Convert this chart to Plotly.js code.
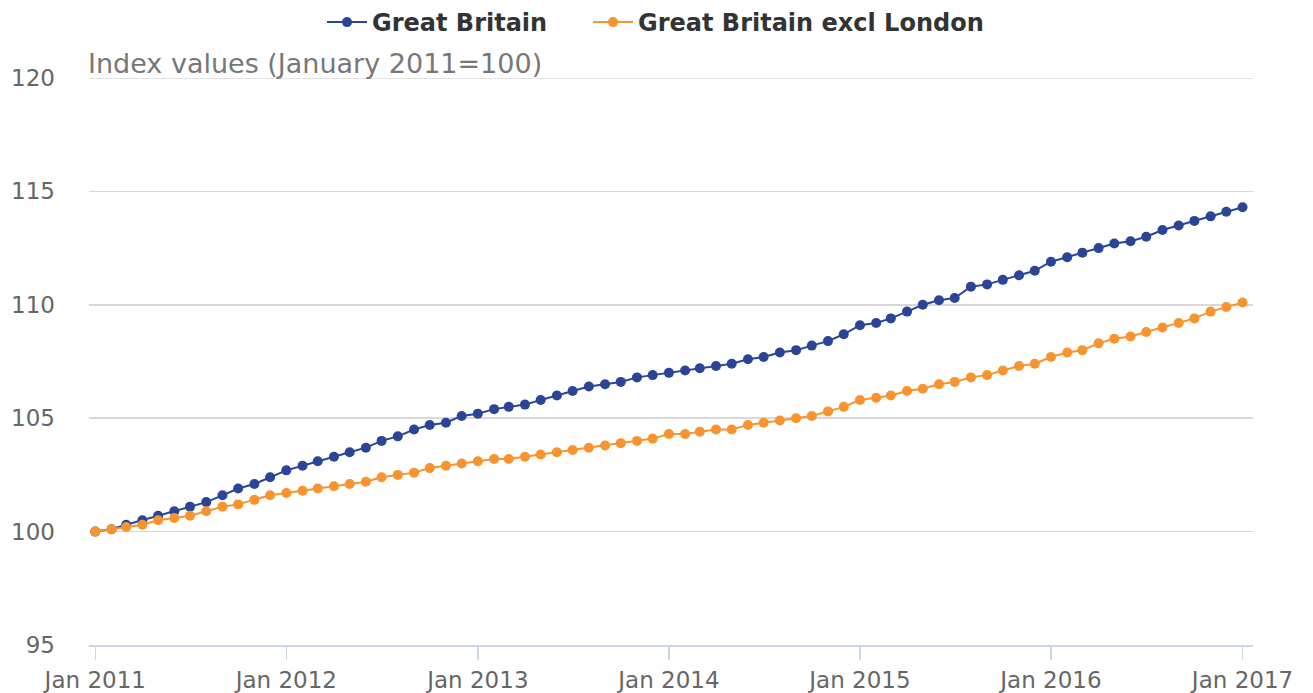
<!DOCTYPE html>
<html><head><meta charset="utf-8">
<script src="https://cdn.plot.ly/plotly-3.0.1.min.js"></script>
<style>html,body{margin:0;padding:0;background:#fff}#chart{width:1313px;height:693px}</style>
</head><body><div id="chart"></div>
<script>
const startYear = 2011, nMonths = 73;
const gbValues = [100,100.1,100.3,100.5,100.7,100.9,101.1,101.3,101.6,101.9,102.1,102.4,
102.7,102.9,103.1,103.3,103.5,103.7,104.0,104.2,104.5,104.7,104.8,105.1,
105.2,105.4,105.5,105.6,105.8,106.0,106.2,106.4,106.5,106.6,106.8,106.9,
107.0,107.1,107.2,107.3,107.4,107.6,107.7,107.9,108.0,108.2,108.4,108.7,
109.1,109.2,109.4,109.7,110.0,110.2,110.3,110.8,110.9,111.1,111.3,111.5,
111.9,112.1,112.3,112.5,112.7,112.8,113.0,113.3,113.5,113.7,113.9,114.1,
114.3];
const gbExLondonValues = [100,100.1,100.2,100.3,100.5,100.6,100.7,100.9,101.1,101.2,101.4,101.6,
101.7,101.8,101.9,102.0,102.1,102.2,102.4,102.5,102.6,102.8,102.9,103.0,
103.1,103.2,103.2,103.3,103.4,103.5,103.6,103.7,103.8,103.9,104.0,104.1,
104.3,104.3,104.4,104.5,104.5,104.7,104.8,104.9,105.0,105.1,105.3,105.5,
105.8,105.9,106.0,106.2,106.3,106.5,106.6,106.8,106.9,107.1,107.3,107.4,
107.7,107.9,108.0,108.3,108.5,108.6,108.8,109.0,109.2,109.4,109.7,109.9,
110.1];
const months = [];
for (let i = 0; i < nMonths; i++) {
  const y = startYear + Math.floor(i / 12), m = (i % 12) + 1;
  months.push(y + '-' + String(m).padStart(2, '0') + '-01');
}
const seriesNames = ['Great Britain', 'Great Britain excl London'];
const yTitle = 'Index values (January 2011=100)';
const FONT = 'DejaVu Sans, sans-serif';
const traces = [
  {x: months, y: gbValues, name: seriesNames[0], type: 'scatter', mode: 'lines+markers',
   line: {color: '#2a4596', width: 2}, marker: {color: '#2a4596', size: 10}, legend: 'legend'},
  {x: months, y: gbExLondonValues, name: seriesNames[1], type: 'scatter', mode: 'lines+markers',
   line: {color: '#f7942f', width: 2}, marker: {color: '#f7942f', size: 10}, legend: 'legend2'}
];
const legendBase = {orientation: 'h', xref: 'container', xanchor: 'left', y: 1.0, yref: 'container', yanchor: 'top',
  font: {family: FONT, size: 24, color: '#333', weight: 'bold'}, itemwidth: 40};
const layout = {
  width: 1313, height: 693,
  margin: {l: 89, r: 60, t: 78, b: 48},
  paper_bgcolor: '#fff', plot_bgcolor: '#fff',
  font: {family: FONT, color: '#666', size: 23},
  showlegend: true,
  legend: Object.assign({}, legendBase, {x: 322 / 1313}),
  legend2: Object.assign({}, legendBase, {x: 588 / 1313}),
  xaxis: {type: 'date', range: ['2010-12-20', '2017-01-21'], tickformat: '%b %Y', dtick: 'M12',
    tick0: '2011-01-01', showgrid: false, zeroline: false, showline: true, linecolor: '#ccd6eb', linewidth: 2,
    ticks: 'outside', ticklen: 13, tickcolor: '#ccd6eb', tickwidth: 1.5,
    tickfont: {family: FONT, size: 23, color: '#666'}},
  yaxis: {range: [95, 120], dtick: 5, tick0: 95, showgrid: true, gridcolor: '#d8d8d8', gridwidth: 1.5,
    zeroline: false, showline: false, ticks: '', ticklabelstandoff: 33,
    tickfont: {family: FONT, size: 23, color: '#666'}},
  shapes: [{type: 'line', xref: 'paper', yref: 'y', x0: 0, x1: 1, y0: 120, y1: 120,
    line: {color: '#d8d8d8', width: 1.5}, layer: 'below'}],
  annotations: [{text: yTitle, xref: 'paper', yref: 'paper', x: 0, y: 1.0, xanchor: 'left', yanchor: 'bottom',
    xshift: -3, yshift: -3, showarrow: false, font: {family: FONT, size: 27, color: '#777'}}]
};
Plotly.newPlot('chart', traces, layout, {displayModeBar: false, staticPlot: true});
</script></body></html>
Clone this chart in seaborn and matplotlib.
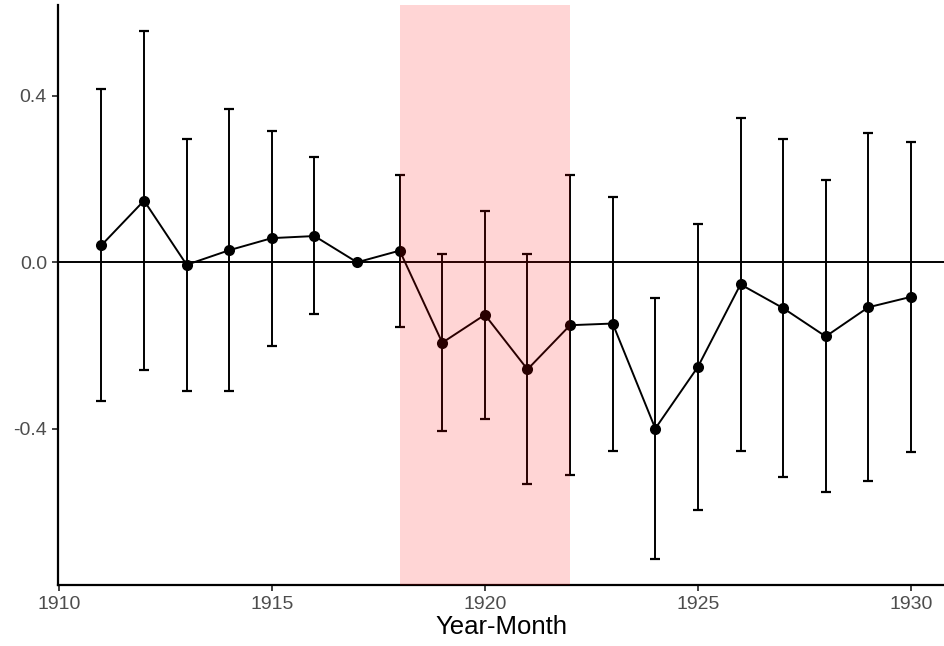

> SHORT TASK
Which lines in the listing above hold the word "chart"? Show each of them.

> FINAL RESULT
Convert this chart to Plotly.js code.
<style>html,body{margin:0;padding:0;background:#fff}#chart{width:1313px;height:693px}</style>
</head><body><div id="chart"></div>
Plotly.newPlot('chart', traces, layout, {displayModeBar: false, staticPlot: true});
Clone this chart in seaborn and matplotlib.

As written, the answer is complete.